Doesn't that just make sense?  Clutter in the surroundings is like lumps that form in awkward, perhaps even dangerous, places, creating blockages that interfere with movement.  It becomes harder to move forward, harder to be flexible.

And it's not just about physical space.  Something similar happens in the mind and in the soul.  Without regular sorting of thoughts, events, and so forth, figurative masses form that get in the way.  It becomes more difficult to think clearly, to be fully present, to experience life fully.
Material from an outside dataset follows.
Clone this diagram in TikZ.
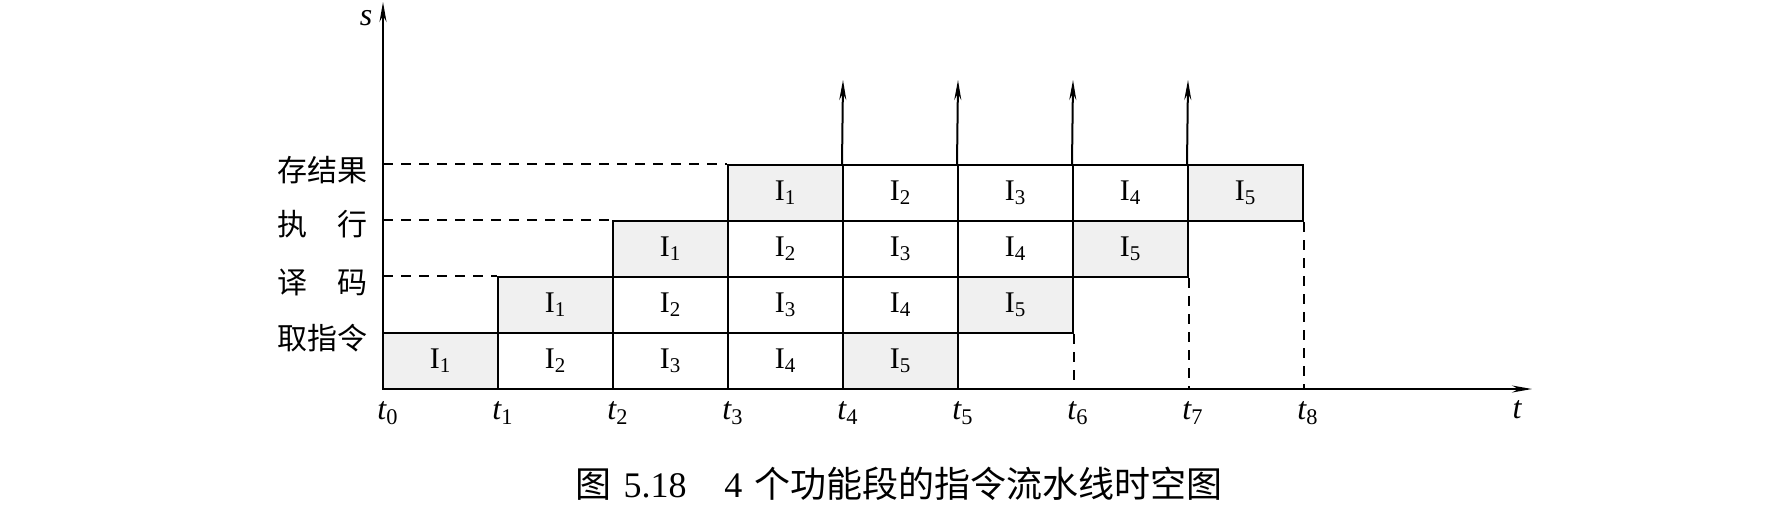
\documentclass[tikz,border=0pt]{standalone}
\usepackage{fontspec}
\setmainfont{Liberation Serif}
\newfontfamily\cjk{Noto Sans CJK SC}
\usetikzlibrary{positioning,arrows.meta}

\begin{document}
\begin{tikzpicture}[x=0.5pt,y=-0.5pt,node distance=57.5pt]
            \tikzset{Cell/.style={%
                    shape=rectangle,%
                    draw=black,%
                    line width=1pt,%
                    minimum width=57.5pt,%
                    minimum height=28pt,%
                    inner sep=0pt,%
                    font=\fontsize{15}{15}\selectfont,%
                    node distance=57.5pt,%
                },
                Busy/.style={Cell,fill=gray!12},
                Stage/.style={anchor=east,inner sep=0pt,font=\fontsize{15}{15}\cjk},
                Tick/.style={inner sep=0pt,font=\fontsize{16}{16}\selectfont\itshape},
                Up/.style={-{Stealth[length=10pt,width=3.5pt]},line width=1pt},
                Guide/.style={line width=1pt,dash pattern=on 5pt off 4pt}}

                \useasboundingbox (0,0) rectangle (1781,505);

                % fetch row
                \node[Busy] (f1) at (440.5,361) {I\textsubscript{1}};
                \node[Cell, right of=f1] (f2) {I\textsubscript{2}};
                \node[Cell, right of=f2] (f3) {I\textsubscript{3}};
                \node[Cell, right of=f3] (f4) {I\textsubscript{4}};
                \node[Busy, right of=f4] (f5) {I\textsubscript{5}};
                % decode row
                \node[Busy] (d1) at (555.5,305) {I\textsubscript{1}};
                \node[Cell, right of=d1] (d2) {I\textsubscript{2}};
                \node[Cell, right of=d2] (d3) {I\textsubscript{3}};
                \node[Cell, right of=d3] (d4) {I\textsubscript{4}};
                \node[Busy, right of=d4] (d5) {I\textsubscript{5}};
                % execute row
                \node[Busy] (e1) at (670.5,249) {I\textsubscript{1}};
                \node[Cell, right of=e1] (e2) {I\textsubscript{2}};
                \node[Cell, right of=e2] (e3) {I\textsubscript{3}};
                \node[Cell, right of=e3] (e4) {I\textsubscript{4}};
                \node[Busy, right of=e4] (e5) {I\textsubscript{5}};
                % store row
                \node[Busy] (s1) at (785.5,193) {I\textsubscript{1}};
                \node[Cell, right of=s1] (s2) {I\textsubscript{2}};
                \node[Cell, right of=s2] (s3) {I\textsubscript{3}};
                \node[Cell, right of=s3] (s4) {I\textsubscript{4}};
                \node[Busy, right of=s4] (s5) {I\textsubscript{5}};

                % axes
                \coordinate (O) at (383,389);
                \coordinate (sEnd) at (383,2);
                \coordinate (tEnd) at (1532,389);
                \draw[Up] (O) -- (sEnd);
                \draw[Up] (O) -- (tEnd);
                \node[Tick] (s) at (366,18) {s};
                \node[Tick] (t) at (1517,410) {t};

                \node[Tick] (t0) at (388,413) {t\textsubscript{\upshape 0}};
                \node[Tick] (t1) at (503,413) {t\textsubscript{\upshape 1}};
                \node[Tick] (t2) at (618,413) {t\textsubscript{\upshape 2}};
                \node[Tick] (t3) at (733,413) {t\textsubscript{\upshape 3}};
                \node[Tick] (t4) at (848,413) {t\textsubscript{\upshape 4}};
                \node[Tick] (t5) at (963,413) {t\textsubscript{\upshape 5}};
                \node[Tick] (t6) at (1078,413) {t\textsubscript{\upshape 6}};
                \node[Tick] (t7) at (1193,413) {t\textsubscript{\upshape 7}};
                \node[Tick] (t8) at (1308,413) {t\textsubscript{\upshape 8}};

                % stage names
                \node[Stage] (store) at (368,170) {存结果};
                \node[Stage] (exec) at (368,224) {\makebox[45pt][s]{执\hfill 行}};
                \node[Stage] (decode) at (368,282) {\makebox[45pt][s]{译\hfill 码}};
                \node[Stage] (fetch) at (368,338) {取指令};

                % guide lines
                \draw[Guide] (O |- s1.north west) -- (s1.north west);
                \draw[Guide] (O |- e1.north west) -- (e1.north west);
                \draw[Guide] (O |- d1.north west) -- (d1.north west);
                \draw[Guide] (d5.south east) -- (d5.south east |- O);
                \draw[Guide] (e5.south east) -- (e5.south east |- O);
                \draw[Guide] (s5.south east) -- (s5.south east |- O);

                % arrows up
                \coordinate (u4) at (843,80);
                \coordinate (u5) at (958,80);
                \coordinate (u6) at (1073,80);
                \coordinate (u7) at (1188,80);
                \draw[Up] (s2.north west) -- (u4);
                \draw[Up] (s3.north west) -- (u5);
                \draw[Up] (s4.north west) -- (u6);
                \draw[Up] (s5.north west) -- (u7);

                \node[font=\fontsize{18}{18}\selectfont] (cap) at (899,484)
                    {{\cjk 图}\hspace{6pt}5.18\hspace{19pt}4\hspace{6pt}{\cjk 个功能段的指令流水线时空图}};
        \end{tikzpicture}
\end{document}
Tomorrow is Sunday.  We'll go to church, spend time with people we love, take naps, read.  Along the way, we'll find our souls restored.  Sabbath is a gift, a day of blessed de-cluttering, and I am grateful.

Friday, June 10, 2011


We had a sudden and rather spectacular windstorm the other day.  The wind picked up, the roof began to creak loudly, and I went to the sliding glass door to see if there were any cows flying by.  Nope, no cows.  Just moments later, the wind settled down to a reasonable level and I headed back to the task I'd been engaged in.  That's about the time a handful of boys from our neighborhood showed up on our doorstep.  "Your fence fell over!"

Sure enough -- a 4x4 post snapped and we had a sixteen-foot-wide opening between our back lawn and the rest of the neighborhood.  Sixteen feet!  Drat.
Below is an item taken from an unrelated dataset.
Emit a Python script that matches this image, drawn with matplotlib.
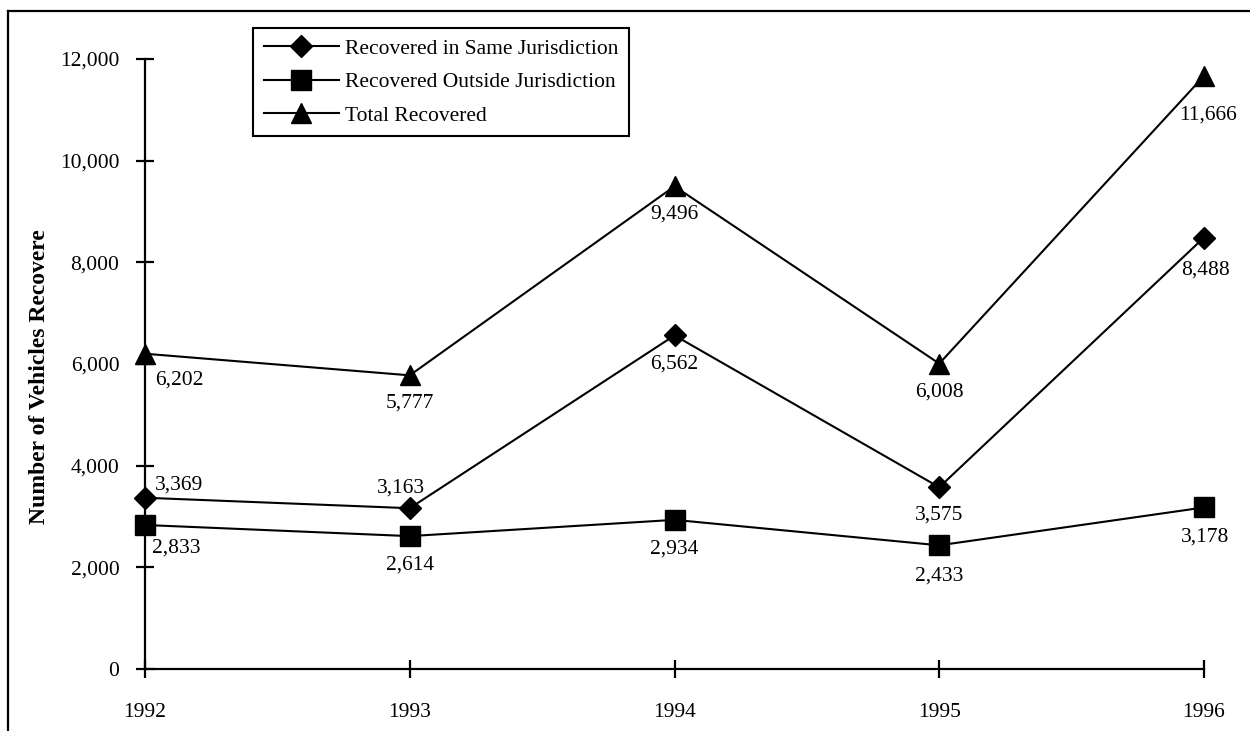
import matplotlib
matplotlib.use("Agg")
import matplotlib.pyplot as plt
from matplotlib.lines import Line2D

years = [1992, 1993, 1994, 1995, 1996]
same_jurisdiction = [3369, 3163, 6562, 3575, 8488]
outside_jurisdiction = [2833, 2614, 2934, 2433, 3178]
total_recovered = [6202, 5777, 9496, 6008, 11666]
series_names = ["Recovered in Same Jurisdiction", "Recovered Outside Jurisdiction", "Total Recovered"]
y_ticks = [0, 2000, 4000, 6000, 8000, 10000, 12000]

plt.rcParams['font.family'] = ['Liberation Serif', 'DejaVu Serif']
FS = 15.5

fig = plt.figure(figsize=(12.5, 7.31), dpi=100)
W, H = 1250, 731
ax = fig.add_axes([145 / W, 1 - 669 / H, (1204 - 145) / W, (669 - 59) / H])

lw = 1.5
ax.plot(years, same_jurisdiction, color='black', lw=lw, marker='D', ms=11, label=series_names[0], clip_on=False, zorder=3)
ax.plot(years, outside_jurisdiction, color='black', lw=lw, marker='s', ms=14, label=series_names[1], clip_on=False, zorder=3)
ax.plot(years, total_recovered, color='black', lw=lw, marker='^', ms=15, label=series_names[2], clip_on=False, zorder=3)

ax.set_xlim(1992, 1996)
ax.set_ylim(0, 12000)
ax.set_xticks(years)
ax.set_xticklabels([str(y) for y in years])
ax.set_yticks(y_ticks)
ax.set_yticklabels([f"{v:,}" for v in y_ticks])
for s in ['top', 'right']:
    ax.spines[s].set_visible(False)
for s in ['left', 'bottom']:
    ax.spines[s].set_linewidth(1.6)
ax.tick_params(axis='y', direction='inout', length=13, width=1.6, labelsize=FS, pad=12)
ax.tick_params(axis='x', direction='inout', length=13, width=1.6, labelsize=FS, pad=18)

ax.set_ylabel("Number of Vehicles Recovere", fontsize=17, fontweight='bold')
ax.yaxis.set_label_coords((50 - 145) / (1204 - 145), 0.48)

def lab(x, y, dx, dy, ha='center'):
    ax.annotate(f"{y:,}", (x, y), xytext=(dx, dy - 3), textcoords='offset pixels',
                ha=ha, va='center', fontsize=FS)

tot_off = [(10, -23, 'left'), (0, -25, 'center'), (0, -25, 'center'), (0, -25, 'center'), (4, -36, 'center')]
for x, y, (dx, dy, ha) in zip(years, total_recovered, tot_off):
    lab(x, y, dx, dy, ha)
same_off = [(10, 16, 'left'), (-9, 23, 'center'), (0, -26, 'center'), (0, -25, 'center'), (1, -30, 'center')]
for x, y, (dx, dy, ha) in zip(years, same_jurisdiction, same_off):
    lab(x, y, dx, dy, ha)
out_off = [(7, -20, 'left'), (0, -26, 'center'), (0, -26, 'center'), (0, -28, 'center'), (1, -27, 'center')]
for x, y, (dx, dy, ha) in zip(years, outside_jurisdiction, out_off):
    lab(x, y, dx, dy, ha)

leg = ax.legend(loc='upper left', bbox_to_anchor=(253 / W, 1 - 28 / H), bbox_transform=fig.transFigure,
                borderaxespad=0, fontsize=FS, frameon=True, fancybox=False, edgecolor='black',
                framealpha=1, handlelength=3.5, handletextpad=0.28, labelspacing=0.62, borderpad=0.5)
leg.get_frame().set_linewidth(1.5)

# outer frame (left and top edges visible)
fig.add_artist(Line2D([8 / W, 8 / W], [1 - 11 / H, 0], color='black', lw=1.6, transform=fig.transFigure))
fig.add_artist(Line2D([8 / W, 1], [1 - 11 / H, 1 - 11 / H], color='black', lw=1.6, transform=fig.transFigure))

fig.savefig("out.png", dpi=100)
Sirius is our aging Labrador retriever, and he's a pretty good dog, but he's not that good.  It was apparent that where I saw a gaping hole, he saw The Gateway to Big Adventure.  He wanted to go outside, often.  And I went with him, every time.  He would casually stroll toward the hole in the fence, I would bring him back, we would go inside, he would beg to go back out, and we would repeat the whole thing.  I got tired of that routine pretty quickly.
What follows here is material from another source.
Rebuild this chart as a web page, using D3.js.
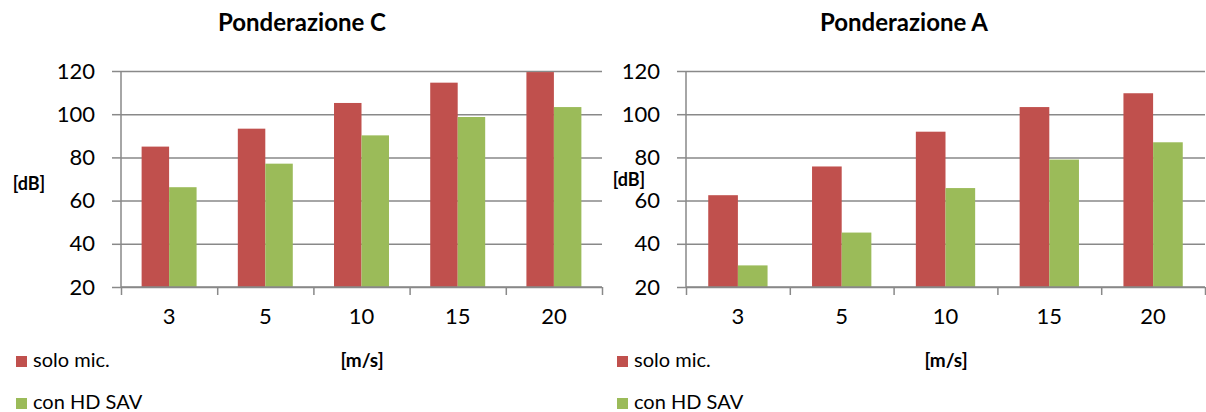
<!DOCTYPE html>
<html>
<head>
<meta charset="utf-8">
<script src="https://cdn.jsdelivr.net/npm/d3@7"></script>
<style>
  html, body { margin: 0; padding: 0; background: #fff; }
  svg { display: block; }
  text { font-family: Lato, "Open Sans", sans-serif; fill: #000; }
</style>
</head>
<body>
<svg id="chart" width="1206" height="412"></svg>
<script>
// ---- data ----
const categories = ["3", "5", "10", "15", "20"];
const seriesNames = ["solo mic.", "con HD SAV"];
const yTicks = [20, 40, 60, 80, 100, 120];
const weightingC_solo = [85, 93.3, 105.2, 114.6, 119.5];
const weightingC_hd   = [66.2, 77.1, 90.2, 98.7, 103.3];
const weightingA_solo = [62.5, 75.8, 91.9, 103.3, 109.7];
const weightingA_hd   = [30, 45.2, 65.8, 79, 87];
const titles = ["Ponderazione C", "Ponderazione A"];
const yLabel = "[dB]";
const xLabel = "[m/s]";

const colors = ["#C0504D", "#9BBB59"];
const gridColor = "#898989";

const svg = d3.select("#chart");

const panels = [
  { title: titles[0], series: [weightingC_solo, weightingC_hd], x0: 121, x1: 602, titleX: 302, yLabX: 29, yLabY: 185, xLabX: 362, legX: 16 },
  { title: titles[1], series: [weightingA_solo, weightingA_hd], x0: 686, x1: 1205, titleX: 904, yLabX: 629, yLabY: 181, xLabX: 946, legX: 617 }
];

const plotTop = 71, plotBottom = 287;

panels.forEach(p => {
  const g = svg.append("g");
  const W = p.x1 - p.x0;
  const y = d3.scaleLinear().domain([20, 120]).range([plotBottom, plotTop]);
  const xCat = d3.scaleBand().domain(categories).range([p.x0, p.x1]).paddingInner(0).paddingOuter(0);
  const xSer = d3.scaleBand().domain(d3.range(seriesNames.length)).range([0, xCat.bandwidth()]).paddingInner(0).paddingOuter(0.75);
  const xIdx = d3.scaleLinear().domain([0, categories.length]).range([p.x0, p.x1]);

  // gridlines
  const grid = g.append("g").attr("transform", `translate(${p.x0},0)`)
    .call(d3.axisLeft(y).tickValues(yTicks).tickSize(-W).tickFormat(""));
  grid.select(".domain").remove();
  grid.selectAll("line").attr("stroke", gridColor).attr("stroke-width", 1.5);

  // bars
  p.series.forEach((vals, si) => {
    g.append("g").selectAll("rect").data(vals).join("rect")
      .attr("x", (d, i) => xCat(categories[i]) + xSer(si))
      .attr("width", xSer.bandwidth())
      .attr("y", d => y(d))
      .attr("height", d => y(20) - y(d))
      .attr("fill", colors[si]);
  });

  // y axis
  const ya = g.append("g").attr("transform", `translate(${p.x0},0)`)
    .call(d3.axisLeft(y).tickValues(yTicks).tickSize(9).tickPadding(17));
  ya.select(".domain").attr("stroke", gridColor).attr("stroke-width", 1.5)
    .attr("d", `M0,${plotTop}V${plotBottom}`);
  ya.selectAll("line").attr("stroke", gridColor).attr("stroke-width", 1.5);
  ya.selectAll("text").style("font-size", "22px").style("font-family", "Lato, 'Open Sans', sans-serif").attr("fill", "#000");

  // x axis boundary ticks
  const xa = g.append("g").attr("transform", `translate(0,${plotBottom})`)
    .call(d3.axisBottom(xIdx).tickValues(d3.range(categories.length + 1)).tickSize(8).tickFormat(""));
  xa.select(".domain").attr("stroke", gridColor).attr("stroke-width", 1.5).attr("d", `M${p.x0},0H${p.x1}`);
  xa.selectAll("line").attr("stroke", gridColor).attr("stroke-width", 1.5);

  // x category labels
  const xl = g.append("g").attr("transform", `translate(0,${plotBottom})`)
    .call(d3.axisBottom(xCat).tickSize(0).tickPadding(21));
  xl.select(".domain").remove();
  xl.selectAll("text").style("font-size", "22px").style("font-family", "Lato, 'Open Sans', sans-serif").attr("fill", "#000");

  // title
  g.append("text").attr("x", p.titleX).attr("y", 31).attr("text-anchor", "middle")
    .style("font-size", "24px").style("font-weight", "bold").text(p.title);

  // axis titles
  g.append("text").attr("x", p.yLabX).attr("y", p.yLabY).attr("text-anchor", "middle").attr("dominant-baseline", "middle")
    .style("font-size", "18px").style("font-weight", "bold").text(yLabel);
  g.append("text").attr("x", p.xLabX).attr("y", 367).attr("text-anchor", "middle")
    .style("font-size", "19px").style("font-weight", "bold").text(xLabel);

  // legend
  const leg = g.append("g");
  const legY = [356, 398];
  seriesNames.forEach((name, si) => {
    leg.append("rect").attr("x", p.legX).attr("y", legY[si]).attr("width", 11).attr("height", 11).attr("fill", colors[si]);
    leg.append("text").attr("x", p.legX + 17).attr("y", legY[si] + 11)
      .style("font-size", "20px").text(name);
  });
});
</script>
</body>
</html>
So... once I realized it will take a little while to get the fence rebuilt, I bought a tie-down cable.  We've been getting some beautiful weather, after all, so I wanted to give him more freedom to enjoy the outdoors, and to give me more freedom to not watch him every moment of it.  It's a long cable, giving the dog twenty feet in each direction.  I clipped him to it and sent him outside.  I was happy.  Sirius was happy.  Everyone was happy.

But not for long.  As Sirius started meandering onto the lawn, his rear foot landed on the cable so that when he leaned into the next step, it tugged on his collar.  He stopped, looking back toward me with his big brown eyes, seeming to wonder why I'd so unfairly limited his freedom.

I hadn't, of course.  The only thing holding the dog back at that point was the dog stepping on his own leash.  Accustomed to the limits of the leash, he assumed that any resistance he met came from me.

Made me think of how we respond as people sometimes -- making false steps and assuming the resulting resistance comes from another source, mistaking self-imposed limits for insurmountable rules, shortening our reach unnecessarily, staying too close to "home" because of little tugs backwards.

It is good to live within appropriate limits.  It's sad, though, to live within false ones of our own foolish construction.

Friday, June 3, 2011

Mowing the Lawn

I like mowing the lawn. There are days when I'd rather be doing something else, of course, but I can usually appreciate lawn time.  I like being outside, being active. I like the smell of fresh-cut grass. Most of all, I like the sense of order in a world that sometimes feels chaotic.

It's just the lawn, and all I'm really doing is making the grass shorter.  Even so, I like mowing the lawn.